### [Exercise details]
Reproduce the listing exactly, with no pictures in your copy.

** Start of Information shown **

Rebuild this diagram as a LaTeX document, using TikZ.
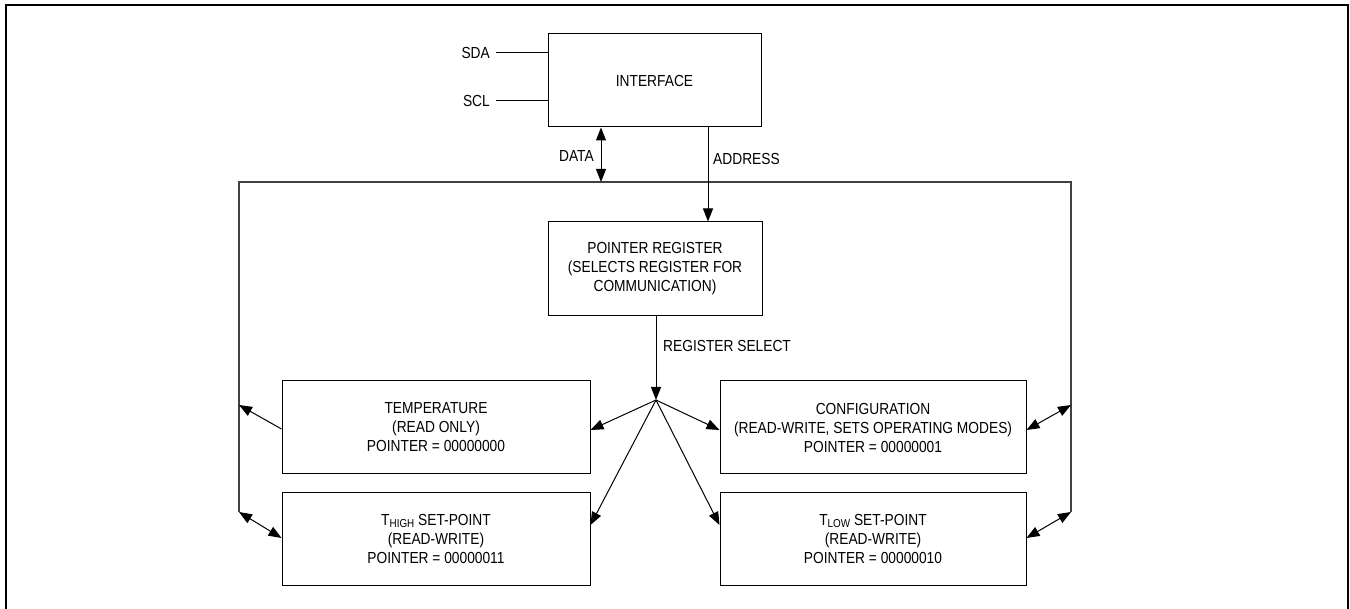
\documentclass[tikz,border=0pt]{standalone}
\usepackage{fontspec}
\setmainfont{Liberation Sans}[FakeStretch=0.86]
\usetikzlibrary{arrows.meta}
\begin{document}
\begin{tikzpicture}[x=1pt,y=-1pt,
  box/.style={draw,line width=1pt,inner sep=0pt,align=center,font=\fontsize{16}{19}\selectfont},
  lbl/.style={inner sep=0pt,font=\fontsize{16}{19}\selectfont},
  conn/.style={line width=1pt},
  bus/.style={line width=1.2pt,draw=black!75},
  tip/.style={-{Triangle[length=13pt,width=10pt]}},
  dtip/.style={{Triangle[length=13pt,width=10pt]}-{Triangle[length=13pt,width=10pt]}}]
\useasboundingbox (0,0) rectangle (1350,609);
\draw[line width=2.2pt] (6,620) -- (6,5) -- (1348,5) -- (1348,620);
\newcommand\sub[1]{{\fontsize{11.5}{11.5}\selectfont\raisebox{-2.5pt}{#1}}}
% boxes
\node[box,minimum width=213pt,minimum height=93pt] (iface) at (654.5,80.5) {INTERFACE};
\node[box,minimum width=214pt,minimum height=94pt] (ptr) at (655,269) {POINTER REGISTER\\(SELECTS REGISTER FOR\\COMMUNICATION)};
\node[box,minimum width=308pt,minimum height=93pt] (temp) at (436,427.5) {TEMPERATURE\\(READ ONLY)\\POINTER = 00000000};
\node[box,minimum width=306pt,minimum height=93pt] (conf) at (873,427.5) {CONFIGURATION\\(READ-WRITE, SETS OPERATING MODES)\\POINTER = 00000001};
\node[box,minimum width=308pt,minimum height=93pt] (thigh) at (436,538.5) {T\sub{HIGH} SET-POINT\\(READ-WRITE)\\POINTER = 00000011};
\node[box,minimum width=306pt,minimum height=93pt] (tlow) at (873,538.5) {T\sub{LOW} SET-POINT\\(READ-WRITE)\\POINTER = 00000010};
% labels
\node[lbl,anchor=east] (sda) at (490,53) {SDA};
\node[lbl,anchor=east] (scl) at (490,101) {SCL};
\node[lbl,anchor=east] (datal) at (594,156) {DATA};
\node[lbl,anchor=west] (addrl) at (713,159) {ADDRESS};
\node[lbl,anchor=west] (rsl) at (663,346) {REGISTER SELECT};
% bus coordinates
\coordinate (bl) at (239,512);
\coordinate (btl) at (239,182);
\coordinate (btr) at (1071,182);
\coordinate (br) at (1071,512);
\coordinate (bdata) at (601,182);
\coordinate (btemp) at (239,405);
\coordinate (bconf) at (1071,405);
\coordinate (fan) at (656,400);
\draw[bus] (bl) -- (btl) -- (btr) -- (br);
% SDA / SCL
\draw[conn] (sda.east) ++(6,0) coordinate (sdae) -- ([yshift=27.5pt]iface.west);
\draw[conn] (scl.east) ++(6,0) coordinate (scle) -- ([yshift=-20.5pt]iface.west);
% DATA / ADDRESS
\draw[conn,dtip] (bdata |- iface.south) -- (bdata);
\draw[conn,tip] (iface.south -| 708,0) -- (ptr.north -| 708,0);
% register select
\draw[conn,tip] (ptr.south -| fan) -- (fan);
\draw[conn,tip] (fan) -- ([yshift=-2.5pt]temp.east);
\draw[conn,tip] (fan) -- ([yshift=-2.5pt]conf.west);
\draw[conn,tip] (fan) -- ([yshift=13.5pt]thigh.east);
\draw[conn,tip] (fan) -- ([yshift=13.5pt]tlow.west);
% bus connections
\draw[conn,tip] ([yshift=-1.5pt]temp.west) -- (btemp);
\draw[conn,dtip] (bl) -- ([yshift=0.5pt]thigh.west);
\draw[conn,dtip] ([yshift=-2.5pt]conf.east) -- (bconf);
\draw[conn,dtip] ([yshift=0.5pt]tlow.east) -- (br);
\end{tikzpicture}
\end{document}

** End of Information shown **

### [Solution to the exercise]
Rebuild this diagram as a LaTeX document, using TikZ.
\documentclass[tikz,border=0pt]{standalone}
\usepackage{fontspec}
\setmainfont{Liberation Sans}[FakeStretch=0.86]
\usetikzlibrary{arrows.meta}
\begin{document}
\begin{tikzpicture}[x=1pt,y=-1pt,
  box/.style={draw,line width=1pt,inner sep=0pt,align=center,font=\fontsize{16}{19}\selectfont},
  lbl/.style={inner sep=0pt,font=\fontsize{16}{19}\selectfont},
  conn/.style={line width=1pt},
  bus/.style={line width=1.2pt,draw=black!75},
  tip/.style={-{Triangle[length=13pt,width=10pt]}},
  dtip/.style={{Triangle[length=13pt,width=10pt]}-{Triangle[length=13pt,width=10pt]}}]
\useasboundingbox (0,0) rectangle (1350,609);
\draw[line width=2.2pt] (6,620) -- (6,5) -- (1348,5) -- (1348,620);
\newcommand\sub[1]{{\fontsize{11.5}{11.5}\selectfont\raisebox{-2.5pt}{#1}}}
% boxes
\node[box,minimum width=213pt,minimum height=93pt] (iface) at (654.5,80.5) {INTERFACE};
\node[box,minimum width=214pt,minimum height=94pt] (ptr) at (655,269) {POINTER REGISTER\\(SELECTS REGISTER FOR\\COMMUNICATION)};
\node[box,minimum width=308pt,minimum height=93pt] (temp) at (436,427.5) {TEMPERATURE\\(READ ONLY)\\POINTER = 00000000};
\node[box,minimum width=306pt,minimum height=93pt] (conf) at (873,427.5) {CONFIGURATION\\(READ-WRITE, SETS OPERATING MODES)\\POINTER = 00000001};
\node[box,minimum width=308pt,minimum height=93pt] (thigh) at (436,538.5) {T\sub{HIGH} SET-POINT\\(READ-WRITE)\\POINTER = 00000011};
\node[box,minimum width=306pt,minimum height=93pt] (tlow) at (873,538.5) {T\sub{LOW} SET-POINT\\(READ-WRITE)\\POINTER = 00000010};
% labels
\node[lbl,anchor=east] (sda) at (490,53) {SDA};
\node[lbl,anchor=east] (scl) at (490,101) {SCL};
\node[lbl,anchor=east] (datal) at (594,156) {DATA};
\node[lbl,anchor=west] (addrl) at (713,159) {ADDRESS};
\node[lbl,anchor=west] (rsl) at (663,346) {REGISTER SELECT};
% bus coordinates
\coordinate (bl) at (239,512);
\coordinate (btl) at (239,182);
\coordinate (btr) at (1071,182);
\coordinate (br) at (1071,512);
\coordinate (bdata) at (601,182);
\coordinate (btemp) at (239,405);
\coordinate (bconf) at (1071,405);
\coordinate (fan) at (656,400);
\draw[bus] (bl) -- (btl) -- (btr) -- (br);
% SDA / SCL
\draw[conn] (sda.east) ++(6,0) coordinate (sdae) -- ([yshift=27.5pt]iface.west);
\draw[conn] (scl.east) ++(6,0) coordinate (scle) -- ([yshift=-20.5pt]iface.west);
% DATA / ADDRESS
\draw[conn,dtip] (bdata |- iface.south) -- (bdata);
\draw[conn,tip] (iface.south -| 708,0) -- (ptr.north -| 708,0);
% register select
\draw[conn,tip] (ptr.south -| fan) -- (fan);
\draw[conn,tip] (fan) -- ([yshift=-2.5pt]temp.east);
\draw[conn,tip] (fan) -- ([yshift=-2.5pt]conf.west);
\draw[conn,tip] (fan) -- ([yshift=13.5pt]thigh.east);
\draw[conn,tip] (fan) -- ([yshift=13.5pt]tlow.west);
% bus connections
\draw[conn,tip] ([yshift=-1.5pt]temp.west) -- (btemp);
\draw[conn,dtip] (bl) -- ([yshift=0.5pt]thigh.west);
\draw[conn,dtip] ([yshift=-2.5pt]conf.east) -- (bconf);
\draw[conn,dtip] ([yshift=0.5pt]tlow.east) -- (br);
\end{tikzpicture}
\end{document}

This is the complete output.